Question 16.16: The line voltage at a Δ-connected load with ZΔ = 40 + j30 Ω ......
The line voltage at a Δ-connected load with Z_{Δ} = 40 + j30 Ω per phase is V_{L} = 2.4 kV (rms). Find the line and phase current phasors using ∠\pmb{V}_{AN} = 0° as the phase reference.
We first calculate the line current \pmb{I}_{A} in the equivalent Y-connected load. The phase voltage at the load is V_{P} = 2400/\sqrt{3} = 1386 V (rms) and the load impedance is Z_{Y} = Z_{Δ}/3 = 13.33 + j10 Ω. For the specified phase reference we have \pmb{V}_{AN} = 1386∠0° V (rms), and the phase A line current is calculated as
\pmb{I}_{A} = \frac{\pmb{V}_{AN}}{Z_{Y}}= \frac{1386∠0°}{|13.33 + j10|∠36.9°} = 83.1 ∠ – 36.9° A (rms)

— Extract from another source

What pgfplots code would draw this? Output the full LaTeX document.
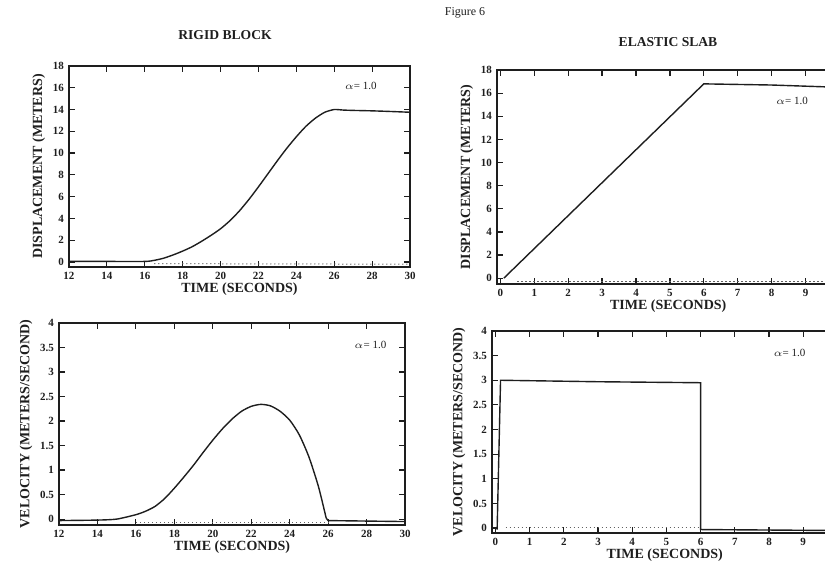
\documentclass[border=0pt]{standalone}
\usepackage{fontspec}
\setmainfont{Liberation Serif}
\usepackage{pgfplots}
\pgfplotsset{compat=1.18}
\definecolor{ink}{RGB}{30,30,30}
\pgfplotsset{
  panel/.style={
    scale only axis,
    axis line style={ink, line width=0.8pt},
    tick style={ink, line width=0.6pt},
    major tick length=3pt,
    tick align=inside,
    minor tick num=0,
    ticklabel style={font=\fontsize{5.5}{6}\selectfont\bfseries, text=ink},
    label style={font=\fontsize{7}{8}\selectfont\bfseries, text=ink},
    /pgf/number format/assume math mode=true,
    xticklabel style={yshift=1pt},
    yticklabel style={xshift=1pt},
    xlabel style={yshift=5pt},
    ylabel style={yshift=-3pt},
  },
  curve/.style={ink, line width=0.7pt, no marks, smooth, tension=0.4},
  dots/.style={ink!70, line width=0.5pt, dash pattern=on 0.6pt off 1.4pt, no marks},
}
\begin{document}
\begin{tikzpicture}
\useasboundingbox (0,0) rectangle (412.5pt,282.5pt);
\node[font=\fontsize{6}{7}\selectfont, text=ink] at (232.5pt,276pt) {Figure 6};
\node[font=\fontsize{6.8}{7}\selectfont\bfseries, text=ink] at (112.5pt,265pt) {RIGID BLOCK};
\node[font=\fontsize{6.8}{7}\selectfont\bfseries, text=ink] at (334pt,261.5pt) {ELASTIC SLAB};

% top-left
\begin{axis}[panel, at={(34.5pt,149pt)}, anchor=south west,
  width=170.5pt, height=100.5pt,
  xmin=12, xmax=30, ymin=-0.46, ymax=18,
  xtick={12,14,...,30}, ytick={0,2,...,18},
  xlabel={TIME (SECONDS)}, ylabel={DISPLACEMENT (METERS)}]
\addplot[curve] coordinates {(12,0.05)(14,0.05)(16,0.05)(16.5,0.15)(17,0.35)(17.5,0.65)(18,1.0)(18.5,1.4)(19,1.9)(19.5,2.45)(20,3.05)(20.5,3.8)(21,4.7)(21.5,5.75)(22,6.9)(22.5,8.1)(23,9.3)(23.5,10.45)(24,11.5)(24.5,12.45)(25,13.2)(25.5,13.75)(26,14.0)(26.5,13.95)(27,13.92)(28,13.88)(29,13.82)(30,13.75)};
\addplot[dots] coordinates {(16.5,-0.15)(30,-0.2)};
\node[font=\fontsize{5.5}{6}\selectfont, text=ink] at (axis cs:27.4,16.2) {$\alpha$= 1.0};
\end{axis}

% top-right
\begin{axis}[panel, at={(248.5pt,140.5pt)}, anchor=south west,
  width=171.2pt, height=107pt,
  xmin=-0.1, xmax=10, ymin=-0.5, ymax=18,
  xtick={0,1,...,9}, ytick={0,2,...,18},
  xlabel={TIME (SECONDS)}, ylabel={DISPLACEMENT (METERS)}]
\addplot[ink, line width=0.7pt, no marks] coordinates {(0.1,0)(6,16.8)(7,16.75)(8,16.7)(9,16.6)(10,16.5)};
\addplot[dots] coordinates {(0.5,-0.3)(10,-0.3)};
\node[font=\fontsize{5.5}{6}\selectfont, text=ink] at (axis cs:8.6,15.3) {$\alpha$= 1.0};
\end{axis}

% bottom-left
\begin{axis}[panel, at={(29.5pt,20pt)}, anchor=south west,
  width=173pt, height=101pt,
  xmin=12, xmax=30, ymin=-0.12, ymax=4,
  xtick={12,14,...,30}, ytick={0,0.5,...,4},
  xlabel={TIME (SECONDS)}, ylabel={VELOCITY (METERS/SECOND)}]
\addplot[curve] coordinates {(12,-0.03)(14,-0.02)(15,0.0)(16,0.09)(16.5,0.16)(17,0.26)(17.5,0.42)(18,0.63)(18.5,0.86)(19,1.1)(19.5,1.36)(20,1.61)(20.5,1.84)(21,2.04)(21.5,2.2)(22,2.3)(22.5,2.34)(23,2.31)(23.5,2.2)(24,2.02)(24.5,1.72)(25,1.27)(25.5,0.66)(25.9,0.02)};
\addplot[ink, line width=0.7pt, no marks] coordinates {(25.9,0.02)(26,-0.03)(28,-0.04)(30,-0.05)};
\addplot[dots] coordinates {(16,-0.06)(26,-0.06)};
\node[font=\fontsize{5.5}{6}\selectfont, text=ink] at (axis cs:28.2,3.55) {$\alpha$= 1.0};
\end{axis}

% bottom-right
\begin{axis}[panel, at={(246pt,16pt)}, anchor=south west,
  width=172.7pt, height=101pt,
  xmin=-0.1, xmax=10, ymin=-0.1, ymax=4,
  xtick={0,1,...,9}, ytick={0,0.5,...,4},
  xlabel={TIME (SECONDS)}, ylabel={VELOCITY (METERS/SECOND)}]
\addplot[ink, line width=0.7pt, no marks] coordinates {(0.05,-0.03)(0.15,3.0)(3,2.97)(6,2.95)(6,-0.03)(8,-0.04)(10,-0.05)};
\addplot[dots] coordinates {(0.3,0.02)(6,0.02)};
\node[font=\fontsize{5.5}{6}\selectfont, text=ink] at (axis cs:8.6,3.55) {$\alpha$= 1.0};
\end{axis}
\end{tikzpicture}
\end{document}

The other two line currents lag \pmb{I}_{A} at – 120° intervals. For a positive phase sequence these currents are \pmb{I}_{B} = 83.1 ∠ – 156.9° A (rms) and \pmb{I}_{C} =83.1 ∠ – 276.9° A(rms). The magnitude of the phase current is I_{P} = 83.1/\sqrt{3}= 48 A (rms). For a positive phase sequence the phase current \pmb{I}_{AB} leads \pmb{I}_{A} by 30°; hence \pmb{I}_{AB} = 48 ∠ -6.9° A (rms) and the other two phase currents are \pmb{I}_{BC} = 48 ∠ – 126.9° A (rms) and \pmb{I}_{CA} = 48∠ – 246.9° A (rms).

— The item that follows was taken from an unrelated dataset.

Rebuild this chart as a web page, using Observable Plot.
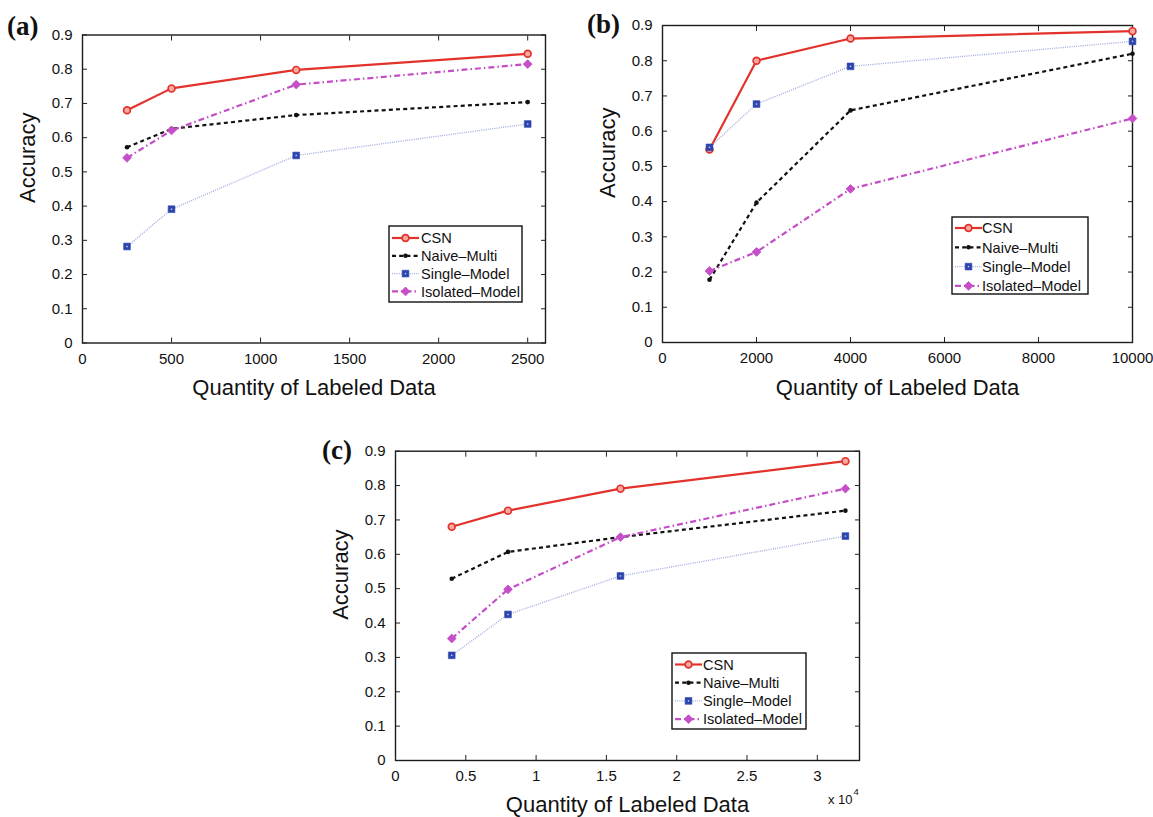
<!DOCTYPE html>
<html><head><meta charset="utf-8">
<script src="https://cdn.jsdelivr.net/npm/d3@7"></script>
<script src="https://cdn.jsdelivr.net/npm/@observablehq/plot@0.6"></script>
<style>
body{margin:0;background:#fff;}
#wrap{position:relative;width:1153px;height:817px;overflow:hidden;font-family:"Liberation Sans",Arial,sans-serif;background:#fff;}
.panel{position:absolute;}
.letter{position:absolute;font-family:"Liberation Serif","Times New Roman",serif;font-weight:bold;font-size:27px;line-height:1;color:#111;}
.legend{position:absolute;}
</style></head><body><div id="wrap"></div>
<script>
// ---------- data ----------
const seriesNames = ["CSN", "Naive–Multi", "Single–Model", "Isolated–Model"];

const xA = [250, 500, 1200, 2500];
const csnA = [0.680, 0.744, 0.798, 0.845];
const naiveA = [0.572, 0.626, 0.666, 0.704];
const singleA = [0.282, 0.391, 0.548, 0.640];
const isolatedA = [0.541, 0.621, 0.755, 0.815];

const xB = [1000, 2000, 4000, 10000];
const csnB = [0.548, 0.800, 0.863, 0.884];
const naiveB = [0.178, 0.397, 0.659, 0.820];
const singleB = [0.554, 0.677, 0.784, 0.855];
const isolatedB = [0.203, 0.257, 0.436, 0.636];

const xC = [4000, 8000, 16000, 32000];
const csnC = [0.680, 0.727, 0.791, 0.871];
const naiveC = [0.529, 0.607, 0.650, 0.727];
const singleC = [0.306, 0.425, 0.537, 0.653];
const isolatedC = [0.355, 0.498, 0.650, 0.791];

const yTicks = [0, 0.1, 0.2, 0.3, 0.4, 0.5, 0.6, 0.7, 0.8, 0.9];
const xTicksA = [0, 500, 1000, 1500, 2000, 2500];
const xTicksB = [0, 2000, 4000, 6000, 8000, 10000];
const xTicksC = [0, 5000, 10000, 15000, 20000, 25000, 30000];

const yLabel = "Accuracy";
const xLabel = "Quantity of Labeled Data";

// ---------- styles ----------
const styles = [
  {line: {stroke: "#e3322b", strokeWidth: 2.2},
   dot: {symbol: "circle", r: 3.4, fill: "#f4aaa2", stroke: "#e3322b", strokeWidth: 1.7}},
  {line: {stroke: "#111", strokeWidth: 2.2, strokeDasharray: "4,3.2"},
   dot: {symbol: "circle", r: 2.3, fill: "#111", stroke: "none"}},
  {line: {stroke: "#a3acdf", strokeWidth: 1.4, strokeDasharray: "1,1.2"},
   dot: {symbol: "square", r: 3.8, fill: "#2c45ad", stroke: "#2c45ad", strokeWidth: 0.6},
   inner: {symbol: "square", r: 0.8, fill: "#c9d0f2", stroke: "none"}},
  {line: {stroke: "#c44cc6", strokeWidth: 2.2, strokeDasharray: "6,3,1.5,3"},
   dot: {symbol: "square", rotate: 45, r: 3.5, fill: "#c64fc9", stroke: "#c64fc9", strokeWidth: 0.8}}
];

const wrap = document.getElementById("wrap");
const fmtY = d => String(+d.toFixed(1));

function panel(cfg) {
  const series = cfg.ys.map((ys, k) => cfg.x.map((x, i) => ({x, y: ys[i], s: seriesNames[k]})));
  const marks = [
    Plot.frame({stroke: "#1a1a1a", strokeWidth: 1.4}),
    Plot.axisY({anchor: "left", ticks: yTicks, tickSize: -5, tickPadding: 15, tickFormat: fmtY, fontSize: 15, fill: "#111", label: null}),
    Plot.axisY({anchor: "right", ticks: yTicks, tickSize: -5, tickFormat: () => "", label: null}),
    Plot.axisX({anchor: "bottom", ticks: cfg.xTicks, tickSize: -5, tickPadding: 15, tickFormat: cfg.xFormat, fontSize: 15, fill: "#111", label: null}),
    Plot.axisX({anchor: "top", ticks: cfg.xTicks, tickSize: -5, tickFormat: () => "", label: null}),
    Plot.text([yLabel], {text: d => d, frameAnchor: "left", rotate: -90, dx: -55, dy: 14, fontSize: 22, fill: "#111"}),
    Plot.text([xLabel], {text: d => d, frameAnchor: "bottom", dy: cfg.titleDy, fontSize: 22, fill: "#111"})
  ];
  series.forEach((data, k) => {
    marks.push(Plot.line(data, {x: "x", y: "y", strokeLinecap: "butt", ...styles[k].line}));
  });
  series.forEach((data, k) => {
    marks.push(Plot.dot(data, {x: "x", y: "y", ...styles[k].dot}));
    if (styles[k].inner) marks.push(Plot.dot(data, {x: "x", y: "y", ...styles[k].inner}));
  });
  if (cfg.extra) marks.push(...cfg.extra);
  const svg = Plot.plot({
    width: cfg.box.width, height: cfg.box.height,
    marginLeft: cfg.m[0], marginTop: cfg.m[1], marginRight: cfg.m[2], marginBottom: cfg.m[3],
    x: {domain: cfg.xDomain},
    y: {domain: [0, 0.9]},
    style: {color: "#222", fontFamily: "'Liberation Sans', Arial, sans-serif", background: "transparent", overflow: "visible"},
    marks
  });
  svg.classList.add("panel");
  svg.style.left = cfg.box.left + "px";
  svg.style.top = cfg.box.top + "px";
  wrap.appendChild(svg);

  const L = document.createElement("div");
  L.className = "letter";
  L.textContent = cfg.letter.t;
  L.style.left = cfg.letter.left + "px";
  L.style.top = cfg.letter.top + "px";
  wrap.appendChild(L);

  legend(cfg.legend);
}

function legend(lg) {
  const svg = d3.create("svg").attr("class", "legend")
    .attr("width", lg.w + 2).attr("height", lg.h + 2)
    .style("left", (lg.left - 1) + "px").style("top", (lg.top - 1) + "px");
  svg.append("rect").attr("x", 1).attr("y", 1).attr("width", lg.w).attr("height", lg.h)
    .attr("fill", "#fff").attr("stroke", "#111").attr("stroke-width", 1.4);
  seriesNames.forEach((name, k) => {
    const y = 1 + lg.row0 + k * lg.step;
    const st = styles[k];
    svg.append("line").attr("x1", 4).attr("x2", 31).attr("y1", y).attr("y2", y)
      .attr("stroke", st.line.stroke).attr("stroke-width", st.line.strokeWidth)
      .attr("stroke-dasharray", st.line.strokeDasharray || null);
    const sym = st.dot.symbol === "circle" ? d3.symbolCircle : d3.symbolSquare;
    svg.append("path").attr("d", d3.symbol(sym, Math.PI * st.dot.r * st.dot.r)())
      .attr("transform", `translate(17.5,${y}) rotate(${st.dot.rotate || 0})`)
      .attr("fill", st.dot.fill).attr("stroke", st.dot.stroke)
      .attr("stroke-width", st.dot.strokeWidth || 0);
    if (st.inner) svg.append("path").attr("d", d3.symbol(d3.symbolSquare, Math.PI * st.inner.r * st.inner.r)())
      .attr("transform", `translate(17.5,${y})`).attr("fill", st.inner.fill);
    svg.append("text").attr("x", lg.tx).attr("y", y + 5.2).text(name)
      .attr("font-size", 14.6).attr("fill", "#111")
      .attr("font-family", "'Liberation Sans', Arial, sans-serif");
  });
  wrap.appendChild(svg.node());
}

panel({
  x: xA, ys: [csnA, naiveA, singleA, isolatedA], xDomain: [0, 2600], xTicks: xTicksA, xFormat: d => String(d),
  box: {left: 0, top: 0, width: 560, height: 410}, m: [82, 34.5, 15, 67.5], titleDy: 52,
  letter: {t: "(a)", left: 7, top: 13},
  legend: {left: 389, top: 226, w: 133, h: 76, row0: 12, step: 17.8, tx: 33}
});
panel({
  x: xB, ys: [csnB, naiveB, singleB, isolatedB], xDomain: [0, 10000], xTicks: xTicksB, xFormat: d => String(d),
  box: {left: 580, top: 0, width: 573, height: 410}, m: [82, 25, 21, 68], titleDy: 52,
  letter: {t: "(b)", left: 587, top: 11},
  legend: {left: 952, top: 217, w: 136, h: 77, row0: 11, step: 19.3, tx: 31}
});
panel({
  x: xC, ys: [csnC, naiveC, singleC, isolatedC], xDomain: [0, 33000], xTicks: xTicksC, xFormat: d => String(d / 1e4),
  box: {left: 313, top: 417, width: 560, height: 400}, m: [82, 33.7, 14, 57], titleDy: 51,
  letter: {t: "(c)", left: 322, top: 437},
  legend: {left: 672, top: 653, w: 134, h: 76, row0: 11.5, step: 18.2, tx: 32},
  extra: [
    Plot.text(["x 10"], {text: d => d, frameAnchor: "bottom-right", textAnchor: "end", dx: -7, dy: 43, fontSize: 13, fill: "#111"}),
    Plot.text(["4"], {text: d => d, frameAnchor: "bottom-right", textAnchor: "start", dx: -6, dy: 34, fontSize: 9.5, fill: "#111"})
  ]
});
</script></body></html>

Another approach is to calculate \pmb{I}_{AB} directly in the Δ-connected load. Using ∠\pmb{V}_{AN} = 0° as the phase reference, the appropriate line voltage is \pmb{V}_{AB} =V_{L}∠30° =2400 ∠30° V(rms). This voltage appears across the impedance Z_{Δ}; hence \pmb{I}_{AB} is found to be
\pmb{I}_{AB} = \frac{\pmb{V}_{AB}}{Z_{Δ}}=\frac{ 2400∠30°}{|40 + j30| ∠36.9°} = 48∠ – 6.9° A (rms)
which is the same as the result derived using the line current \pmb{I}_{A}.